Information provided -
==========

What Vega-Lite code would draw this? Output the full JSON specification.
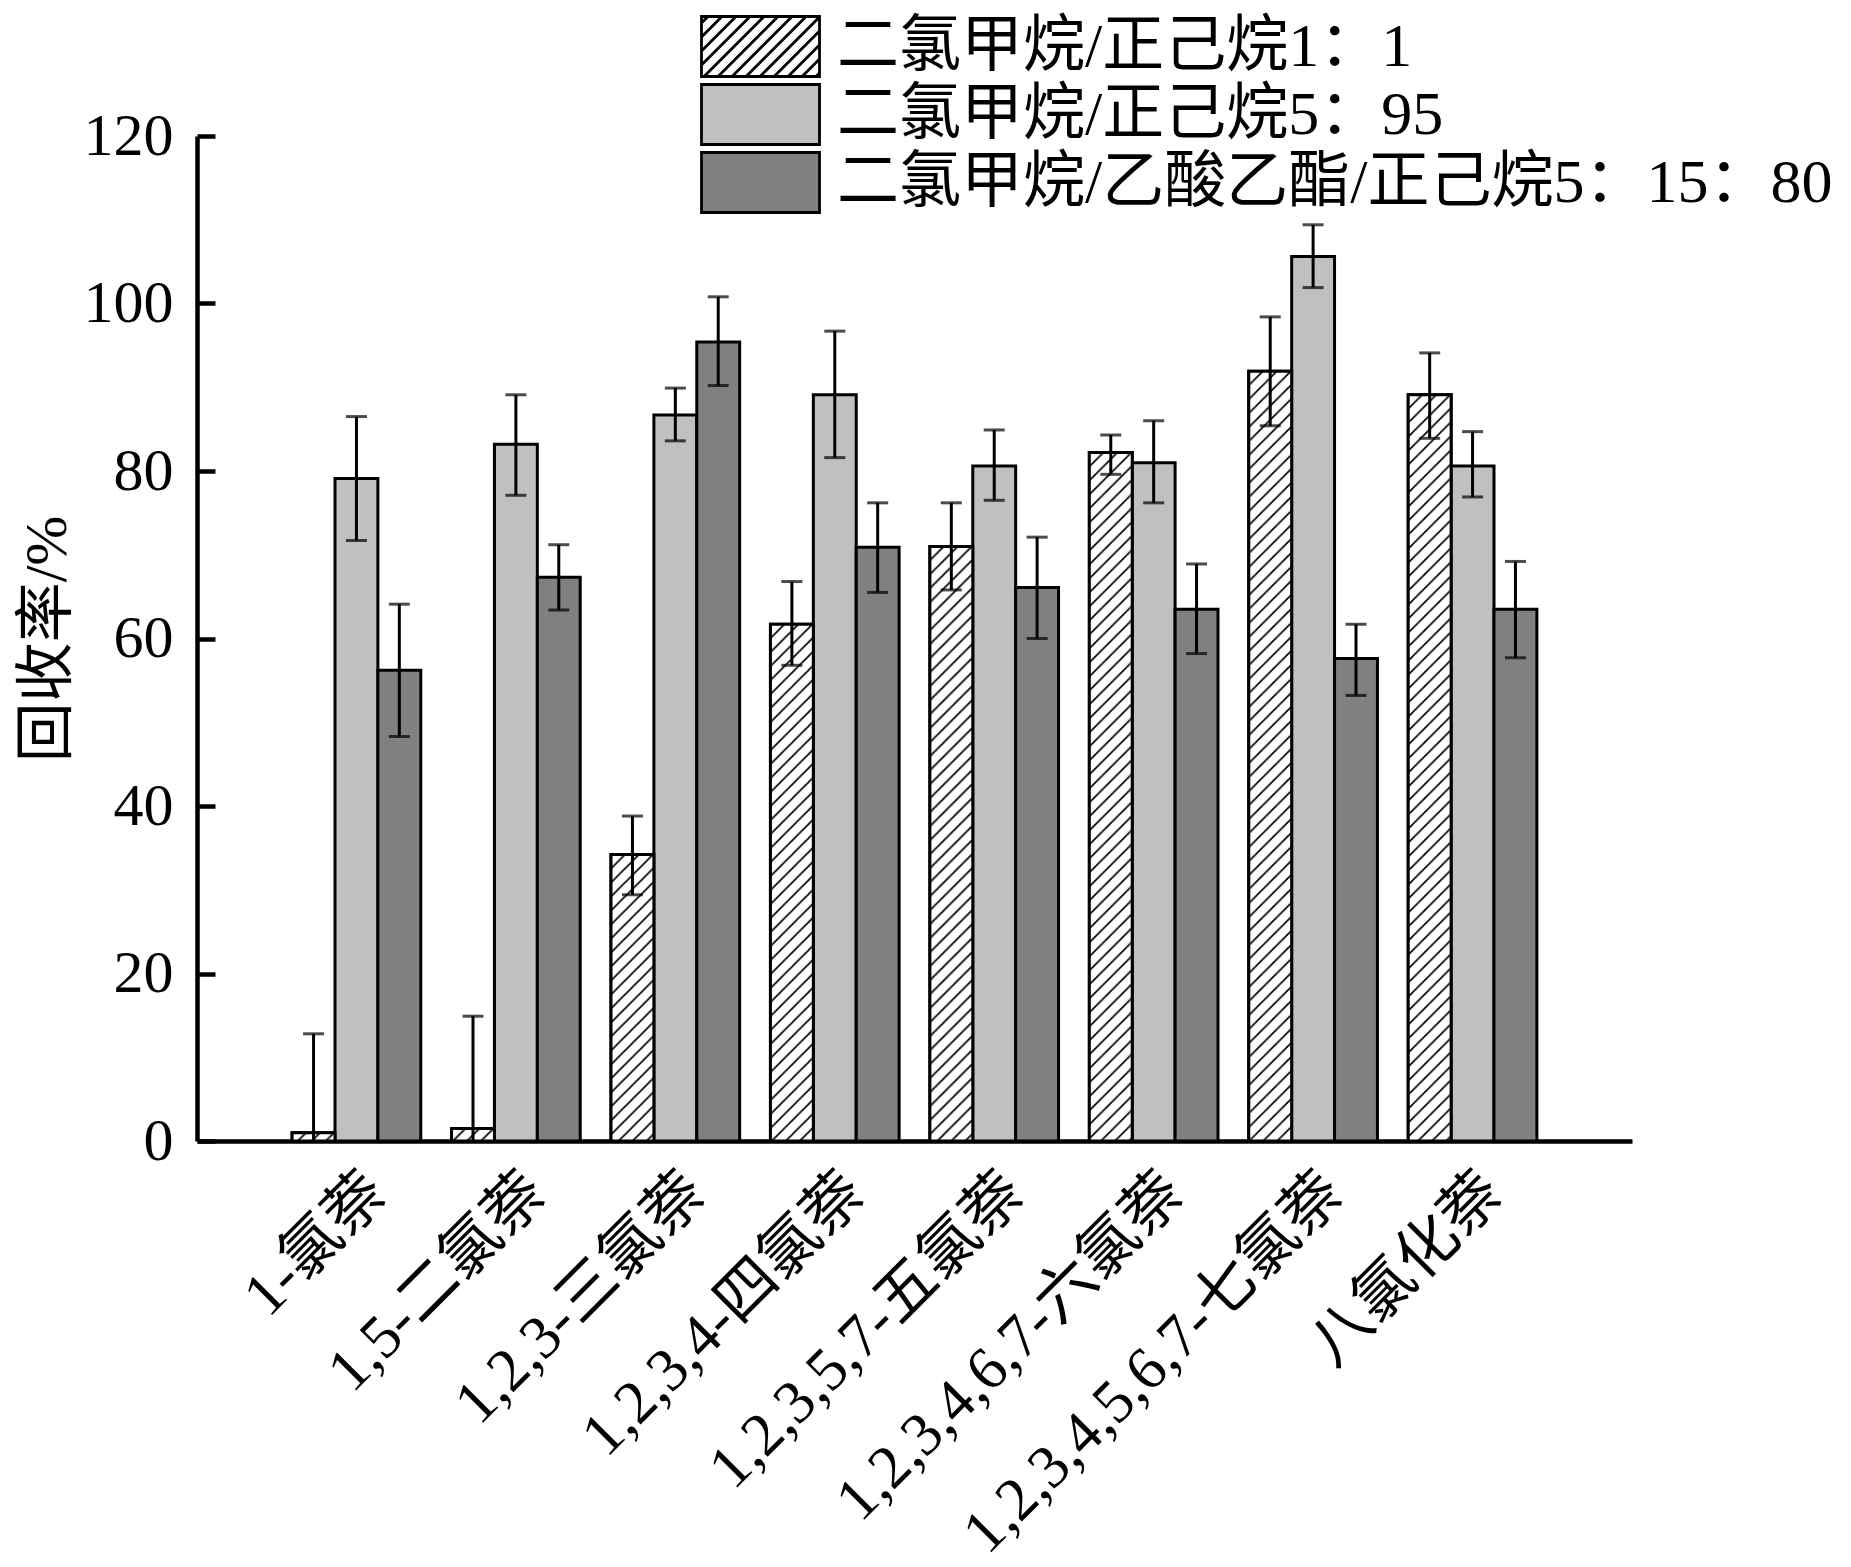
{
  "$schema": "https://vega.github.io/schema/vega-lite/v6.json",
  "width": 1435,
  "height": 1005,
  "autosize": {"type": "none"},
  "padding": {"left": 197, "top": 136, "right": 219, "bottom": 426},
  "background": "white",
  "config": {
    "view": {"stroke": null},
    "font": "Liberation Serif, Noto Sans CJK SC",
    "image": {},
    "axis": {
      "domainColor": "black",
      "domainWidth": 4.5,
      "tickColor": "black",
      "tickWidth": 4.5,
      "labelColor": "black",
      "titleColor": "black",
      "labelFont": "Liberation Serif, Noto Sans CJK SC",
      "titleFont": "Liberation Serif, Noto Sans CJK SC",
      "grid": false
    }
  },
  "data": {
    "values": [
      {"compound": "1-氯萘", "s": "二氯甲烷/正己烷1：1", "value": 1.0, "lo": -10.8, "hi": 12.8},
      {"compound": "1-氯萘", "s": "二氯甲烷/正己烷5：95", "value": 79.1, "lo": 71.7, "hi": 86.5},
      {"compound": "1-氯萘", "s": "二氯甲烷/乙酸乙酯/正己烷5：15：80", "value": 56.2, "lo": 48.3, "hi": 64.1},
      {"compound": "1,5-二氯萘", "s": "二氯甲烷/正己烷1：1", "value": 1.5, "lo": -11.8, "hi": 14.9},
      {"compound": "1,5-二氯萘", "s": "二氯甲烷/正己烷5：95", "value": 83.2, "lo": 77.1, "hi": 89.1},
      {"compound": "1,5-二氯萘", "s": "二氯甲烷/乙酸乙酯/正己烷5：15：80", "value": 67.3, "lo": 63.4, "hi": 71.2},
      {"compound": "1,2,3-三氯萘", "s": "二氯甲烷/正己烷1：1", "value": 34.2, "lo": 29.4, "hi": 38.8},
      {"compound": "1,2,3-三氯萘", "s": "二氯甲烷/正己烷5：95", "value": 86.7, "lo": 83.6, "hi": 89.9},
      {"compound": "1,2,3-三氯萘", "s": "二氯甲烷/乙酸乙酯/正己烷5：15：80", "value": 95.4, "lo": 90.2, "hi": 100.8},
      {"compound": "1,2,3,4-四氯萘", "s": "二氯甲烷/正己烷1：1", "value": 61.7, "lo": 56.8, "hi": 66.8},
      {"compound": "1,2,3,4-四氯萘", "s": "二氯甲烷/正己烷5：95", "value": 89.1, "lo": 81.6, "hi": 96.7},
      {"compound": "1,2,3,4-四氯萘", "s": "二氯甲烷/乙酸乙酯/正己烷5：15：80", "value": 70.9, "lo": 65.5, "hi": 76.2},
      {"compound": "1,2,3,5,7-五氯萘", "s": "二氯甲烷/正己烷1：1", "value": 71.0, "lo": 65.8, "hi": 76.2},
      {"compound": "1,2,3,5,7-五氯萘", "s": "二氯甲烷/正己烷5：95", "value": 80.6, "lo": 76.5, "hi": 84.9},
      {"compound": "1,2,3,5,7-五氯萘", "s": "二氯甲烷/乙酸乙酯/正己烷5：15：80", "value": 66.1, "lo": 60.0, "hi": 72.1},
      {"compound": "1,2,3,4,6,7-六氯萘", "s": "二氯甲烷/正己烷1：1", "value": 82.2, "lo": 79.6, "hi": 84.3},
      {"compound": "1,2,3,4,6,7-六氯萘", "s": "二氯甲烷/正己烷5：95", "value": 81.0, "lo": 76.2, "hi": 86.0},
      {"compound": "1,2,3,4,6,7-六氯萘", "s": "二氯甲烷/乙酸乙酯/正己烷5：15：80", "value": 63.5, "lo": 58.2, "hi": 68.9},
      {"compound": "1,2,3,4,5,6,7-七氯萘", "s": "二氯甲烷/正己烷1：1", "value": 91.9, "lo": 85.4, "hi": 98.4},
      {"compound": "1,2,3,4,5,6,7-七氯萘", "s": "二氯甲烷/正己烷5：95", "value": 105.6, "lo": 101.9, "hi": 109.4},
      {"compound": "1,2,3,4,5,6,7-七氯萘", "s": "二氯甲烷/乙酸乙酯/正己烷5：15：80", "value": 57.6, "lo": 53.2, "hi": 61.7},
      {"compound": "八氯化萘", "s": "二氯甲烷/正己烷1：1", "value": 89.1, "lo": 83.9, "hi": 94.1},
      {"compound": "八氯化萘", "s": "二氯甲烷/正己烷5：95", "value": 80.6, "lo": 76.9, "hi": 84.7},
      {"compound": "八氯化萘", "s": "二氯甲烷/乙酸乙酯/正己烷5：15：80", "value": 63.5, "lo": 57.7, "hi": 69.2}
    ]
  },
  "encoding": {
    "x": {
      "field": "compound",
      "type": "nominal",
      "scale": {
        "domain": ["1-氯萘", "1,5-二氯萘", "1,2,3-三氯萘", "1,2,3,4-四氯萘", "1,2,3,5,7-五氯萘", "1,2,3,4,6,7-六氯萘", "1,2,3,4,5,6,7-七氯萘", "八氯化萘"],
        "paddingInner": 0.193,
        "paddingOuter": 0.5965
      },
      "axis": {
        "title": null,
        "bandPosition": 0.5,
        "tickSize": -17,
        "labelAngle": -45,
        "labelAlign": "right",
        "labelBaseline": "top",
        "labelFontSize": 61,
        "labelPadding": 38,
        "labelLimit": 1000
      }
    },
    "xOffset": {
      "field": "s",
      "type": "nominal",
      "scale": {
        "domain": ["二氯甲烷/正己烷1：1", "二氯甲烷/正己烷5：95", "二氯甲烷/乙酸乙酯/正己烷5：15：80"],
        "paddingInner": 0,
        "paddingOuter": 0
      }
    }
  },
  "layer": [
    {
      "mark": {"type": "bar", "stroke": "black", "strokeWidth": 3},
      "encoding": {
        "y": {
          "field": "value",
          "type": "quantitative",
          "scale": {"domain": [0, 120], "nice": false},
          "axis": {
            "title": "回收率/%",
            "values": [0, 20, 40, 60, 80, 100, 120],
            "tickSize": -18,
            "labelFontSize": 60,
            "labelPadding": 42,
            "titleFontSize": 60,
            "titleFontWeight": "normal",
            "titlePadding": 5
          }
        },
        "fill": {
          "field": "s",
          "type": "nominal",
          "scale": {
            "domain": ["二氯甲烷/正己烷1：1", "二氯甲烷/正己烷5：95", "二氯甲烷/乙酸乙酯/正己烷5：15：80"],
            "range": ["#ffffff", "#c0c0c0", "#808080"]
          },
          "legend": {
            "title": null,
            "orient": "none",
            "legendX": 532,
            "legendY": -121,
            "padding": 0,
            "rowPadding": -5.3,
            "symbolType": "M-1.967,-1H1.967V1H-1.967Z",
            "symbolSize": 3600,
            "symbolStrokeColor": "black",
            "symbolStrokeWidth": 3,
            "labelFontSize": 62,
            "labelOffset": 45,
            "labelLimit": 2000,
            "labelColor": "black",
            "labelFont": "Liberation Serif, Noto Sans CJK SC",
            "encode": {
              "symbols": {
                "update": {
                  "shape": {"signal": "datum.value === '二氯甲烷/正己烷1：1' ? 'M-1.967,-1H1.967V1H-1.967Z M-1.967,-0.783L-1.75,-1 M-1.967,-0.316L-1.283,-1 M-1.967,0.151L-0.816,-1 M-1.967,0.618L-0.349,-1 M-1.882,1L0.118,-1 M-1.415,1L0.585,-1 M-0.948,1L1.052,-1 M-0.481,1L1.519,-1 M-0.014,1L1.967,-0.981 M0.453,1L1.967,-0.514 M0.92,1L1.967,-0.047 M1.387,1L1.967,0.42 M1.854,1L1.967,0.887' : 'M-1.967,-1H1.967V1H-1.967Z'"},
                  "stroke": {"value": "black"},
                  "strokeWidth": {"value": 2.8}
                }
              }
            }
          }
        }
      }
    },
    {
      "transform": [{"filter": "datum.s === '二氯甲烷/正己烷1：1'"}],
      "mark": {"type": "image", "aspect": false},
      "encoding": {
        "y": {"field": "value", "type": "quantitative"},
        "y2": {"datum": 0},
        "url": {"value": "data:image/svg+xml;charset=utf-8,%3Csvg xmlns='http://www.w3.org/2000/svg' width='100%25' height='100%25'%3E%3Cdefs%3E%3Cpattern id='h' width='14' height='14' patternUnits='userSpaceOnUse'%3E%3Cpath d='M-2,2L2,-2M0,14L14,0M12,16L16,12' stroke='black' stroke-width='1.7'/%3E%3C/pattern%3E%3C/defs%3E%3Crect width='100%25' height='100%25' fill='white'/%3E%3Crect width='100%25' height='100%25' fill='url(%23h)'/%3E%3C/svg%3E"}
      }
    },
    {
      "transform": [{"filter": "datum.s === '二氯甲烷/正己烷1：1'"}],
      "mark": {"type": "bar", "fill": "transparent", "stroke": "black", "strokeWidth": 3},
      "encoding": {
        "y": {"field": "value", "type": "quantitative"}
      }
    },
    {
      "mark": {"type": "rule", "color": "black", "strokeWidth": 3, "clip": true},
      "encoding": {
        "y": {"field": "lo", "type": "quantitative"},
        "y2": {"field": "hi"}
      }
    },
    {
      "mark": {"type": "tick", "color": "black", "size": 21, "thickness": 3, "clip": true},
      "encoding": {
        "y": {"field": "lo", "type": "quantitative"}
      }
    },
    {
      "mark": {"type": "tick", "color": "black", "size": 21, "thickness": 3, "clip": true},
      "encoding": {
        "y": {"field": "hi", "type": "quantitative"}
      }
    }
  ]
}
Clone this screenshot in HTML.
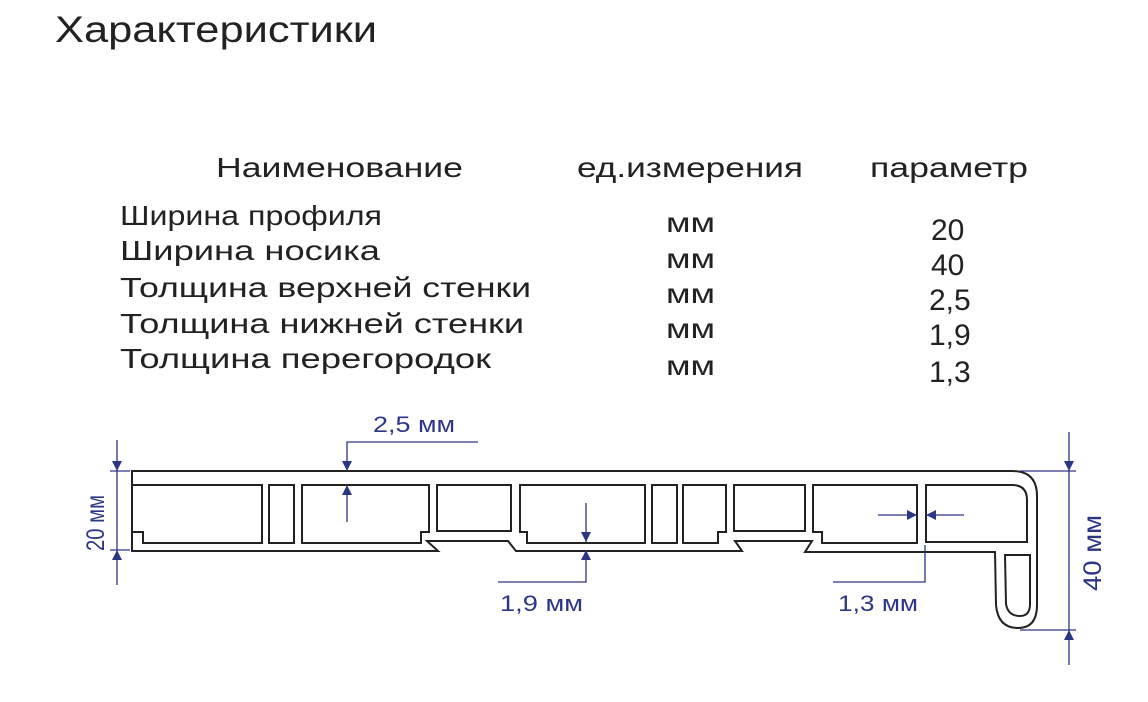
<!DOCTYPE html>
<html><head><meta charset="utf-8"><style>
html,body{margin:0;padding:0;background:#fff;width:1148px;height:702px;overflow:hidden}
svg{display:block}
text{font-family:"Liberation Sans","DejaVu Sans",sans-serif}
.t{fill:#222;font-size:28px}
.d{fill:#2d3585;font-size:22px}
.p{fill:none;stroke:#222;stroke-width:2}
.l{fill:none;stroke:#2d3585;stroke-width:1.3}
.a{fill:#2d3585}
</style></head><body>
<svg width="1148" height="702" viewBox="0 0 1148 702">
<text x="55" y="42" style="fill:#222;font-size:37px" textLength="322" lengthAdjust="spacingAndGlyphs">Характеристики</text>
<text class="t" x="216" y="177" textLength="247" lengthAdjust="spacingAndGlyphs">Наименование</text>
<text class="t" x="577" y="177" textLength="226" lengthAdjust="spacingAndGlyphs">ед.измерения</text>
<text class="t" x="870" y="177" textLength="158" lengthAdjust="spacingAndGlyphs">параметр</text>
<text class="t" x="120" y="225" textLength="262" lengthAdjust="spacingAndGlyphs">Ширина профиля</text>
<text class="t" x="120" y="260" textLength="260" lengthAdjust="spacingAndGlyphs">Ширина носика</text>
<text class="t" x="120" y="297" textLength="411" lengthAdjust="spacingAndGlyphs">Толщина верхней стенки</text>
<text class="t" x="120" y="333" textLength="404" lengthAdjust="spacingAndGlyphs">Толщина нижней стенки</text>
<text class="t" x="120" y="368" textLength="371" lengthAdjust="spacingAndGlyphs">Толщина перегородок</text>
<g class="t"><text x="666" y="232" textLength="49" lengthAdjust="spacingAndGlyphs">мм</text><text x="666" y="268" textLength="49" lengthAdjust="spacingAndGlyphs">мм</text><text x="666" y="303" textLength="49" lengthAdjust="spacingAndGlyphs">мм</text><text x="666" y="338" textLength="49" lengthAdjust="spacingAndGlyphs">мм</text><text x="666" y="375" textLength="49" lengthAdjust="spacingAndGlyphs">мм</text></g>
<g class="t" style="font-size:30px"><text x="931" y="240">20</text><text x="931" y="275">40</text><text x="929" y="310">2,5</text><text x="929" y="345">1,9</text><text x="929" y="382">1,3</text></g>

<path class="p" d="M132,471 L1012,471 Q1037,471 1037,496 L1037,605 Q1037,628 1018,628 Q998,628 996,605 L995,552 L805,552 L812,541 L735,541 L742,551 L516,551 L508,541 L427,541 L438,551 L132,551 Z"/>
<path class="p" d="M132,485 L262,485 L262,543 L143,543 L143,532 L132,532 Z"/>
<rect class="p" x="269" y="485" width="25" height="58"/>
<path class="p" d="M302,485 L429,485 L429,532 L421,532 L421,543 L302,543 Z"/>
<rect class="p" x="437" y="485" width="74" height="46"/>
<path class="p" d="M520,485 L645,485 L645,543 L527,543 L527,532 L520,532 Z"/>
<rect class="p" x="652" y="485" width="25" height="58"/>
<path class="p" d="M683,485 L726,485 L726,532 L718,532 L718,543 L683,543 Z"/>
<rect class="p" x="734" y="485" width="71" height="46"/>
<path class="p" d="M813,485 L917,485 L917,543 L822,543 L822,532 L813,532 Z"/>
<path class="p" d="M926,485 L1012,485 Q1027,485 1027,500 L1027,542 L926,542 Z"/>
<path class="p" d="M1005,555 L1030,555 L1030,604 Q1030,616 1020,616 Q1008,616 1006,604 Z"/>

<line class="l" x1="117" y1="440" x2="117" y2="585"/>
<line class="l" x1="110" y1="471" x2="130" y2="471"/>
<line class="l" x1="110" y1="550" x2="130" y2="550"/>
<path class="a" d="M112,461 L122,461 L117,471 Z M112,560 L122,560 L117,550 Z"/>
<text class="d" style="font-size:25px" transform="translate(104,551) rotate(-90)" textLength="56" lengthAdjust="spacingAndGlyphs">20 мм</text>

<line class="l" x1="1069" y1="432" x2="1069" y2="665"/>
<line class="l" x1="1020" y1="471" x2="1076" y2="471"/>
<line class="l" x1="1020" y1="630" x2="1076" y2="630"/>
<path class="a" d="M1064,461 L1074,461 L1069,471 Z M1064,640 L1074,640 L1069,630 Z"/>
<text class="d" style="font-size:25px" transform="translate(1101,591) rotate(-90)" textLength="76" lengthAdjust="spacingAndGlyphs">40 мм</text>

<text class="d" x="373" y="432" textLength="82" lengthAdjust="spacingAndGlyphs">2,5 мм</text>
<polyline class="l" points="478,442 347,442 347,471"/>
<line class="l" x1="347" y1="485" x2="347" y2="522"/>
<path class="a" d="M342,461 L352,461 L347,471 Z M342,495 L352,495 L347,485 Z"/>

<line class="l" x1="586" y1="503" x2="586" y2="542"/>
<polyline class="l" points="586,550 586,582 498,582"/>
<path class="a" d="M581,532 L591,532 L586,542 Z M581,560 L591,560 L586,550 Z"/>
<text class="d" x="500" y="611" textLength="83" lengthAdjust="spacingAndGlyphs">1,9 мм</text>

<line class="l" x1="878" y1="515" x2="917" y2="515"/>
<line class="l" x1="926" y1="515" x2="964" y2="515"/>
<path class="a" d="M907,510 L917,515 L907,520 Z M936,510 L926,515 L936,520 Z"/>
<polyline class="l" points="925,545 925,582 833,582"/>
<text class="d" x="838" y="611" textLength="80" lengthAdjust="spacingAndGlyphs">1,3 мм</text>
</svg>
</body></html>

==========

Task instructions - Report the number of lines in the entries above that include the string "this". Give nothing but the number.

Complete response - 2